** START PROVIDED DATA **

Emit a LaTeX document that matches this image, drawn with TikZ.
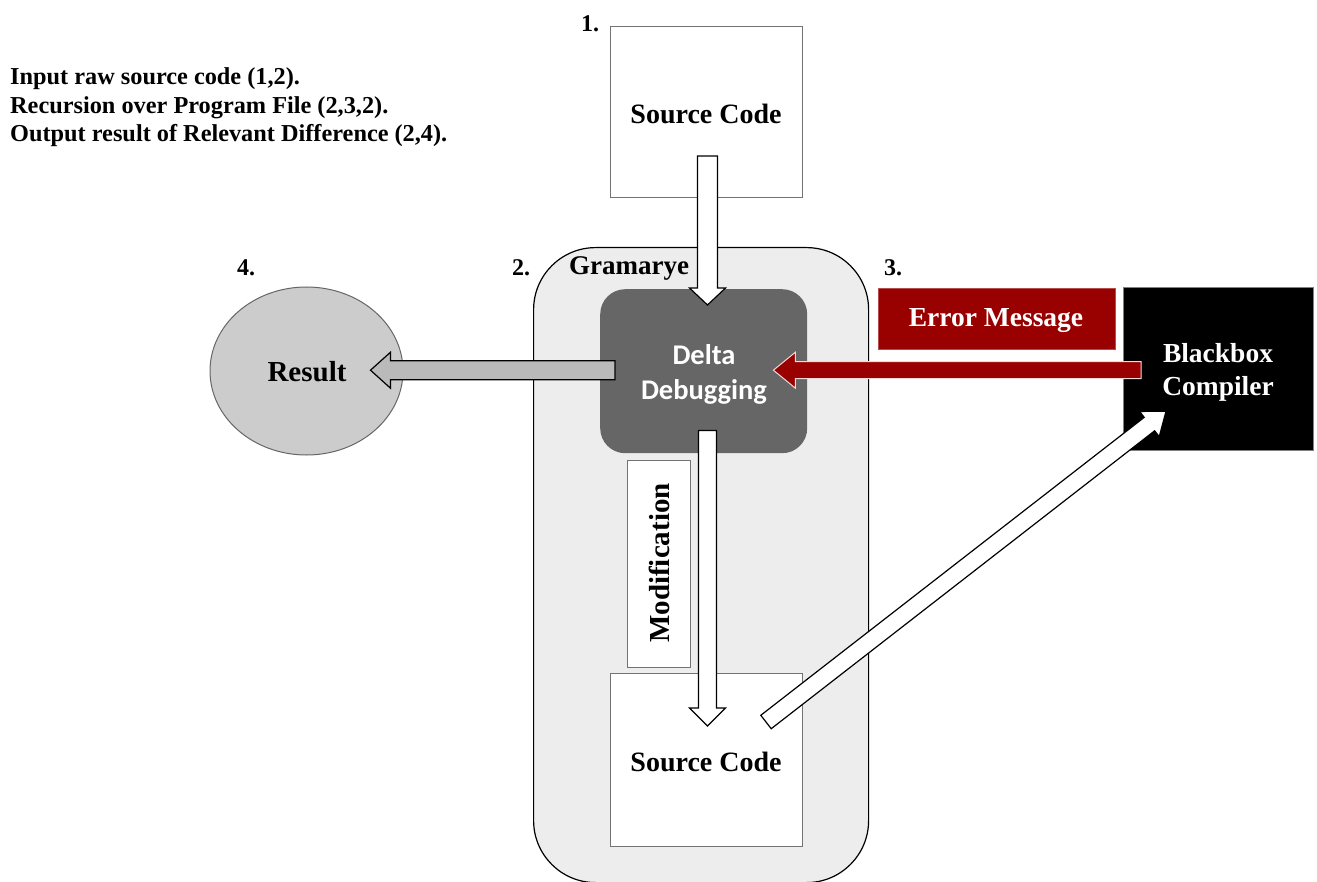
\documentclass[tikz,border=0pt]{standalone}
\usepackage{fontspec}
\setmainfont{Liberation Serif}
\newfontfamily\calfont{Carlito}
\usetikzlibrary{calc,shapes.geometric}
\newcommand\blockarr[6]{%
  \coordinate (ba-c) at ($(#3)!#6!(#2)$);
  \path[#1] ($(#2)!#4!90:(#3)$) -- ($(ba-c)!#4!-90:(#2)$) -- ($(ba-c)!#5!-90:(#2)$)
    -- (#3) -- ($(ba-c)!#5!90:(#2)$) -- ($(ba-c)!#4!90:(#2)$) -- ($(#2)!#4!-90:(#3)$) -- cycle;}
\definecolor{dred}{HTML}{990000}
\tikzset{
  txt/.style={font=\bfseries\fontsize{28}{33}\selectfont, inner sep=0pt},
  side/.style={font=\bfseries\fontsize{24.3}{28.5}\selectfont, inner sep=0pt},
  num/.style={font=\bfseries\fontsize{24}{28}\selectfont, inner sep=0pt},
  boxw/.style={draw=gray!90!black, fill=white, line width=1pt},
  warr/.style={draw=black, fill=white, line width=1.2pt, line join=miter},
}
\begin{document}
\begin{tikzpicture}[x=1pt,y=-1pt]
\useasboundingbox (0,0) rectangle (1317,882);
% container
\node[draw=black, fill=black!7, line width=1.2pt, rounded corners=62pt, minimum width=335pt, minimum height=635pt, anchor=north west, inner sep=0pt] (gram) at (533,247) {};
\node[txt, font=\bfseries\fontsize{27}{32}\selectfont, anchor=base west] (gramt) at (569,275) {Gramarye};
% numbers
\node[num] (n1) at (590,24) {1.};
\node[num] (n2) at (521,268) {2.};
\node[num] (n3) at (893,268) {3.};
\node[num] (n4) at (246,268) {4.};
% left text
\node[side, anchor=base west] (t1) at (10,85) {Input raw source code (1,2).};
\node[side, anchor=base west] (t2) at (10,113.5) {Recursion over Program File (2,3,2).};
\node[side, anchor=base west] (t3) at (10,142) {Output result of Relevant Difference (2,4).};
% top source code
\node[boxw, minimum width=192pt, minimum height=171pt, anchor=north west] (src1) at (610,26) {};
\node[txt] (src1t) at (706,114) {Source Code};
% delta debugging
\node[fill=black!60, rounded corners=25pt, minimum width=207pt, minimum height=164pt, anchor=north west, inner sep=0pt] (dd) at (600,289) {};
\node[font=\calfont\bfseries\fontsize{28.5}{35}\selectfont, text=white, align=center, inner sep=0pt] (ddt) at (704,374) {Delta\\Debugging};
% error message
\node[fill=dred, draw=dred!70!white, minimum width=237pt, minimum height=61pt, anchor=north west, inner sep=0pt] (err) at (878,288) {};
\node[txt, text=white, font=\bfseries\fontsize{27.5}{32}\selectfont] (errt) at (996,321) {Error Message};
% blackbox
\node[fill=black, draw=gray, line width=1.2pt, minimum width=190pt, minimum height=163pt, anchor=north west, inner sep=0pt] (bb) at (1123,287) {};
\node[txt, text=white, align=center, font=\bfseries\fontsize{27.5}{33}\selectfont] (bbt) at (1218,372) {Blackbox\\Compiler};
% result
\node[ellipse, fill=black!20, draw=gray!80!black, line width=1pt, minimum width=193pt, minimum height=168pt, inner sep=0pt] (res) at (306.5,371) {};
\node[txt, font=\bfseries\fontsize{29}{34}\selectfont] (rest) at (307,372) {Result};
% modification
\node[boxw, minimum width=63pt, minimum height=207pt, anchor=north west, inner sep=0pt] (mod) at (627,460) {};
\node[txt, rotate=90, font=\bfseries\fontsize{29}{34}\selectfont] (modt) at (659,563) {Modification};
% bottom source code
\node[boxw, minimum width=192pt, minimum height=173pt, anchor=north west] (src2) at (610,673) {};
\node[txt] (src2t) at (706,762) {Source Code};
% connectors
\coordinate (a1s) at ($(src1.north)+(1,130)$);
\coordinate (a1e) at ($(a1s |- dd.north)+(0,16)$);
\blockarr{warr}{a1s}{a1e}{10pt}{18pt}{17pt}
\coordinate (a2s) at ($(a1s |- dd.south)+(0,-23)$);
\coordinate (a2e) at ($(a1s |- src2.north)+(0,53)$);
\blockarr{warr}{a2s}{a2e}{9pt}{18pt}{18pt}
\coordinate (a3s) at ($(dd.west)+(15,-1)$);
\coordinate (a3e) at ($(a3s -| res.east)+(-33,0)$);
\blockarr{draw=black, fill=black!27, line width=1.2pt}{a3s}{a3e}{9.5pt}{18pt}{20pt}
\coordinate (a4e) at ($(dd.east)+(-34,-1)$);
\coordinate (a4s) at ($(a4e -| bb.west)+(18,0)$);
\blockarr{draw=white!85!dred, fill=dred, line width=1pt}{a4s}{a4e}{8.5pt}{18pt}{22pt}
\coordinate (a5s) at ($(src2.north east)+(-37,49)$);
\coordinate (a5e) at ($(bb.south west)+(43,-40)$);
\blockarr{warr}{a5s}{a5e}{8.5pt}{16pt}{21pt}
\end{tikzpicture}
\end{document}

** END PROVIDED DATA **

Leave out the pictures and retype every line above exactly.

> **REPLY**:
Emit a LaTeX document that matches this image, drawn with TikZ.
\documentclass[tikz,border=0pt]{standalone}
\usepackage{fontspec}
\setmainfont{Liberation Serif}
\newfontfamily\calfont{Carlito}
\usetikzlibrary{calc,shapes.geometric}
\newcommand\blockarr[6]{%
  \coordinate (ba-c) at ($(#3)!#6!(#2)$);
  \path[#1] ($(#2)!#4!90:(#3)$) -- ($(ba-c)!#4!-90:(#2)$) -- ($(ba-c)!#5!-90:(#2)$)
    -- (#3) -- ($(ba-c)!#5!90:(#2)$) -- ($(ba-c)!#4!90:(#2)$) -- ($(#2)!#4!-90:(#3)$) -- cycle;}
\definecolor{dred}{HTML}{990000}
\tikzset{
  txt/.style={font=\bfseries\fontsize{28}{33}\selectfont, inner sep=0pt},
  side/.style={font=\bfseries\fontsize{24.3}{28.5}\selectfont, inner sep=0pt},
  num/.style={font=\bfseries\fontsize{24}{28}\selectfont, inner sep=0pt},
  boxw/.style={draw=gray!90!black, fill=white, line width=1pt},
  warr/.style={draw=black, fill=white, line width=1.2pt, line join=miter},
}
\begin{document}
\begin{tikzpicture}[x=1pt,y=-1pt]
\useasboundingbox (0,0) rectangle (1317,882);
% container
\node[draw=black, fill=black!7, line width=1.2pt, rounded corners=62pt, minimum width=335pt, minimum height=635pt, anchor=north west, inner sep=0pt] (gram) at (533,247) {};
\node[txt, font=\bfseries\fontsize{27}{32}\selectfont, anchor=base west] (gramt) at (569,275) {Gramarye};
% numbers
\node[num] (n1) at (590,24) {1.};
\node[num] (n2) at (521,268) {2.};
\node[num] (n3) at (893,268) {3.};
\node[num] (n4) at (246,268) {4.};
% left text
\node[side, anchor=base west] (t1) at (10,85) {Input raw source code (1,2).};
\node[side, anchor=base west] (t2) at (10,113.5) {Recursion over Program File (2,3,2).};
\node[side, anchor=base west] (t3) at (10,142) {Output result of Relevant Difference (2,4).};
% top source code
\node[boxw, minimum width=192pt, minimum height=171pt, anchor=north west] (src1) at (610,26) {};
\node[txt] (src1t) at (706,114) {Source Code};
% delta debugging
\node[fill=black!60, rounded corners=25pt, minimum width=207pt, minimum height=164pt, anchor=north west, inner sep=0pt] (dd) at (600,289) {};
\node[font=\calfont\bfseries\fontsize{28.5}{35}\selectfont, text=white, align=center, inner sep=0pt] (ddt) at (704,374) {Delta\\Debugging};
% error message
\node[fill=dred, draw=dred!70!white, minimum width=237pt, minimum height=61pt, anchor=north west, inner sep=0pt] (err) at (878,288) {};
\node[txt, text=white, font=\bfseries\fontsize{27.5}{32}\selectfont] (errt) at (996,321) {Error Message};
% blackbox
\node[fill=black, draw=gray, line width=1.2pt, minimum width=190pt, minimum height=163pt, anchor=north west, inner sep=0pt] (bb) at (1123,287) {};
\node[txt, text=white, align=center, font=\bfseries\fontsize{27.5}{33}\selectfont] (bbt) at (1218,372) {Blackbox\\Compiler};
% result
\node[ellipse, fill=black!20, draw=gray!80!black, line width=1pt, minimum width=193pt, minimum height=168pt, inner sep=0pt] (res) at (306.5,371) {};
\node[txt, font=\bfseries\fontsize{29}{34}\selectfont] (rest) at (307,372) {Result};
% modification
\node[boxw, minimum width=63pt, minimum height=207pt, anchor=north west, inner sep=0pt] (mod) at (627,460) {};
\node[txt, rotate=90, font=\bfseries\fontsize{29}{34}\selectfont] (modt) at (659,563) {Modification};
% bottom source code
\node[boxw, minimum width=192pt, minimum height=173pt, anchor=north west] (src2) at (610,673) {};
\node[txt] (src2t) at (706,762) {Source Code};
% connectors
\coordinate (a1s) at ($(src1.north)+(1,130)$);
\coordinate (a1e) at ($(a1s |- dd.north)+(0,16)$);
\blockarr{warr}{a1s}{a1e}{10pt}{18pt}{17pt}
\coordinate (a2s) at ($(a1s |- dd.south)+(0,-23)$);
\coordinate (a2e) at ($(a1s |- src2.north)+(0,53)$);
\blockarr{warr}{a2s}{a2e}{9pt}{18pt}{18pt}
\coordinate (a3s) at ($(dd.west)+(15,-1)$);
\coordinate (a3e) at ($(a3s -| res.east)+(-33,0)$);
\blockarr{draw=black, fill=black!27, line width=1.2pt}{a3s}{a3e}{9.5pt}{18pt}{20pt}
\coordinate (a4e) at ($(dd.east)+(-34,-1)$);
\coordinate (a4s) at ($(a4e -| bb.west)+(18,0)$);
\blockarr{draw=white!85!dred, fill=dred, line width=1pt}{a4s}{a4e}{8.5pt}{18pt}{22pt}
\coordinate (a5s) at ($(src2.north east)+(-37,49)$);
\coordinate (a5e) at ($(bb.south west)+(43,-40)$);
\blockarr{warr}{a5s}{a5e}{8.5pt}{16pt}{21pt}
\end{tikzpicture}
\end{document}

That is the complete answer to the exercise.